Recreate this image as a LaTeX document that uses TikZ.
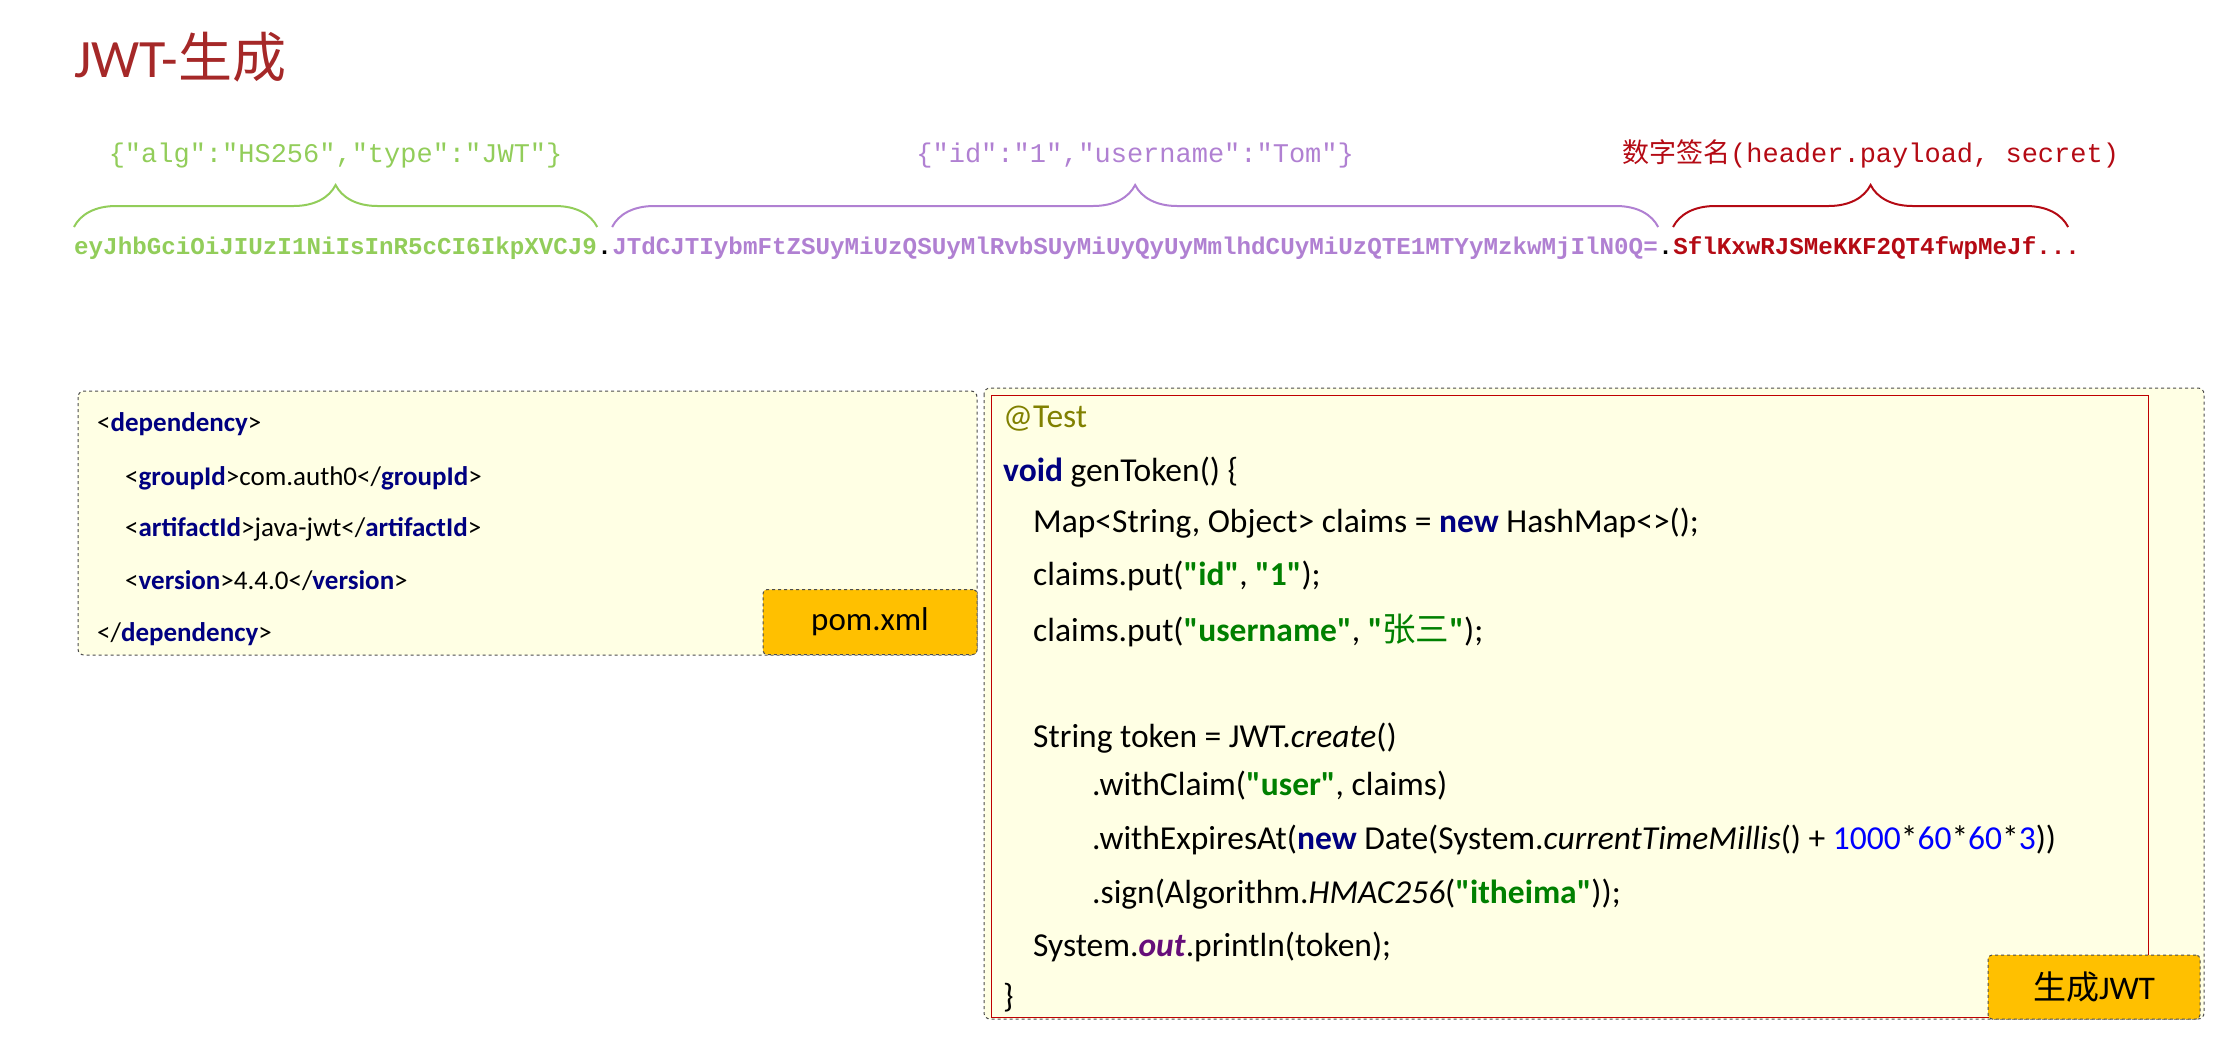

...

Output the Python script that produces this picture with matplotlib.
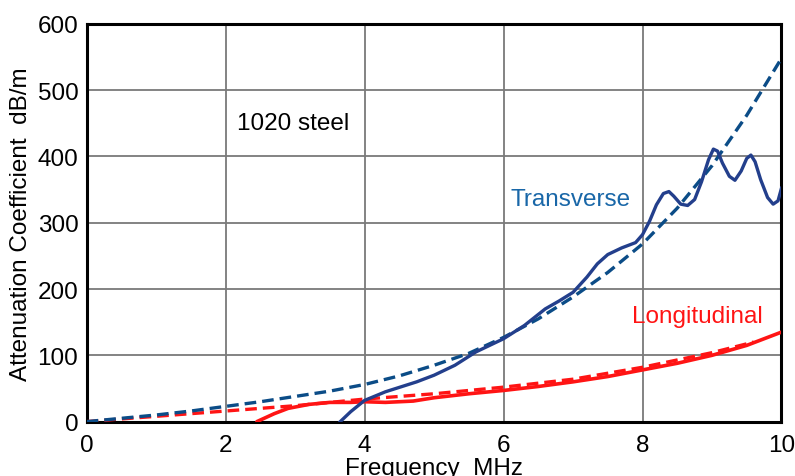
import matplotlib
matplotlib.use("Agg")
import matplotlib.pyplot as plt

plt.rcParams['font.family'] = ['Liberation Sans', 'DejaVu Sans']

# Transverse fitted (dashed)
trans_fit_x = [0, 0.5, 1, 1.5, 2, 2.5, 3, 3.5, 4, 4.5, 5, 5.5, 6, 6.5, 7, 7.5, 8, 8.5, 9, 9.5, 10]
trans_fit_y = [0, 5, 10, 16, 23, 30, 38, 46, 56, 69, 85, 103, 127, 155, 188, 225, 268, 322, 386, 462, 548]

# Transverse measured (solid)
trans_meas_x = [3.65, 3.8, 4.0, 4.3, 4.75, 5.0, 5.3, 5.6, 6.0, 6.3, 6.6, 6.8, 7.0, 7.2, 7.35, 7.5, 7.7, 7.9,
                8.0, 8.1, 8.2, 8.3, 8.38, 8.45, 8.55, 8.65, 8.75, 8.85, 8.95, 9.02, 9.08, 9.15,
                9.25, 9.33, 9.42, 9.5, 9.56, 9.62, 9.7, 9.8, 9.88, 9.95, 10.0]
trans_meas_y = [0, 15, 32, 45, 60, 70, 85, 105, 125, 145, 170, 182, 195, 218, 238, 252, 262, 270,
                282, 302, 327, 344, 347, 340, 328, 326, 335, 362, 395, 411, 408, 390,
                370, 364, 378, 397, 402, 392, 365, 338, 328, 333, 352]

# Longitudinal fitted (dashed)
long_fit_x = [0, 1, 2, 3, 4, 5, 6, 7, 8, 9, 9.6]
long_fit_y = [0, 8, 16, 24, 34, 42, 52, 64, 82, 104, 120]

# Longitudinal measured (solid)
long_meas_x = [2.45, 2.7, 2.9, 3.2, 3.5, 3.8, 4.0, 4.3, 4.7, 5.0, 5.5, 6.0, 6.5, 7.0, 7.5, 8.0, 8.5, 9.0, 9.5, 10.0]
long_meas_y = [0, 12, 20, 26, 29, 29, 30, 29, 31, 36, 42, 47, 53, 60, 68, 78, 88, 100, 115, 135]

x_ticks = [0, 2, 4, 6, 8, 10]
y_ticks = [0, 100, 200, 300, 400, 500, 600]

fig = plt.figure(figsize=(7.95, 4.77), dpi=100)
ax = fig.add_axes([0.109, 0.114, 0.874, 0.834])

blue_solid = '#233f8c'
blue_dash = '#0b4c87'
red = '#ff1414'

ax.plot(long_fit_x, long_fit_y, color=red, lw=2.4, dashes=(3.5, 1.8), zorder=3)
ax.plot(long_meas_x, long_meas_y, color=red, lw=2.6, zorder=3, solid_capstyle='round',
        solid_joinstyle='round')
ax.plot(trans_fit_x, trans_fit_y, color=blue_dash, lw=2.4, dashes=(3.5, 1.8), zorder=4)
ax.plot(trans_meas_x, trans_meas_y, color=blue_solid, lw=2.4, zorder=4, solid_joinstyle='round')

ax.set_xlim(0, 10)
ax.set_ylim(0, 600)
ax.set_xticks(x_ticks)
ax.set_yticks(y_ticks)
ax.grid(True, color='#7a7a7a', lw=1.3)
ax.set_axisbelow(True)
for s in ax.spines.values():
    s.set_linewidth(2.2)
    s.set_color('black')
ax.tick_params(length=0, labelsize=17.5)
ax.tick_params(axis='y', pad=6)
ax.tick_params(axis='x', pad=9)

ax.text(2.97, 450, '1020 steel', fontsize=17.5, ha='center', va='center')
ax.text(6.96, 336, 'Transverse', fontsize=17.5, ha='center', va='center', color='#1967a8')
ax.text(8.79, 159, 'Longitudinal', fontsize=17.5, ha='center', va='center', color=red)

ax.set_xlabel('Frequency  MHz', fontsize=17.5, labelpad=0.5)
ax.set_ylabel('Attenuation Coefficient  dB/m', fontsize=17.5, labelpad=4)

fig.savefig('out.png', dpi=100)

_EXERCISE GOAL:_
Give the number of lines above in which the word "matplotlib" occurs, with nothing else.

_RESPONSE TO THE TASK:_
4